There are some new indications that the momentum of the web is shifting more decisively toward content, but not in the simplistic “content is king” sense. What’s happening is a combination of fairly complicated and interrelated shifts, and these are gradually changing the way the online business model works. How that will impact the online market players is yet to be seen.
One obvious shift is the increased interest of portal players in having their own content, something that we can fairly say is extended into the TV space by the recently approved Comcast/NBCU deal. Ads have to live in something that consumers want in order to be pulled into view, and so all ad sponsorship (and pretty much all of the online world) has to have that magnetic content. It used to be that you could act as a portal by simply aggregating everyone else’s material, a move that played to early desire by practically every business and content producer to get a web presence. AOL’s decision to buy the Huffington Post (a growing liberal media site) reflects the reality that most of the content sites are now looking at monetization on their own. That means that portal/aggregator sites have less to work with—unless they start becoming producers.
What’s interesting about both the Comcast and AOL decision is that the choice is one of buying professional content and not going with the “crowdsource” trend that’s obviously cheaper. Google’s challenge in monetizing YouTube is likely the reason, and the fact that crowdsourced portals would start to look a lot like social networks. Ben there, done that.
Yahoo is the poster child for the other shift—we’re seeing the “semantic web” not as an Internet trend but as an aggregator trend. Think “semantic portal”. The notion is to combine search and context with portals and targeting to produce relevant content for consumers. The relevance factor makes the portal more attractive, and presumably would therefore help Yahoo monetize its higher overall scores at serving content to consumers (they beat Google slightly in unique visitors, for example, in comScore results). That might let Yahoo pay more for content and dodge the pay-wall trend.
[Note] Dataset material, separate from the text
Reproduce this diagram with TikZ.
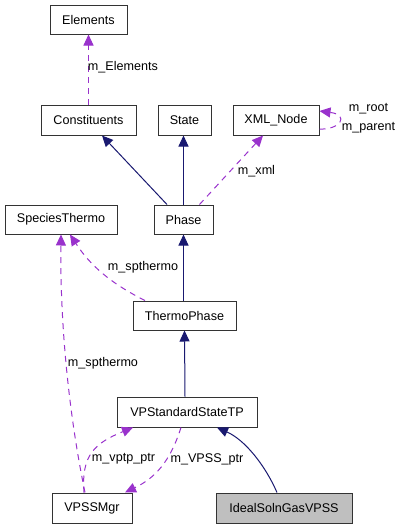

What all this means, of course, is that the bloom is off the rose. We’re past the growing-up phase of the online world and into the hard business middle-age. I’ve noted the issues of maturity as they apply to the ISPs in the last couple of posts, and the new trends show that maturity is upon even the OTT players. The question is how much of the online revolution is a fad. Here in the US, where alternative channels of information dissemination are the richest in the world, we have the lowest online penetration and the least interest in getting online among those not there already. Does that mean that we’re already seeing an opt-out effect? It doesn’t seem so, but it does appear that we’re seeing the lack of universal opting in. That could be a result of a lack of “fad sensitivity” among a segment of the population. If so, the effect could spread as having your own personal website or being on Facebook or Twitter, or even playing with a smartphone at a party, ceases to be cool. Not only do we have to worry about re-inventing the Internet as a network, we have to re-invent the coolness model every year or so, because the requirements to achieve the cool state shift rapidly. Good thing I gave up years ago!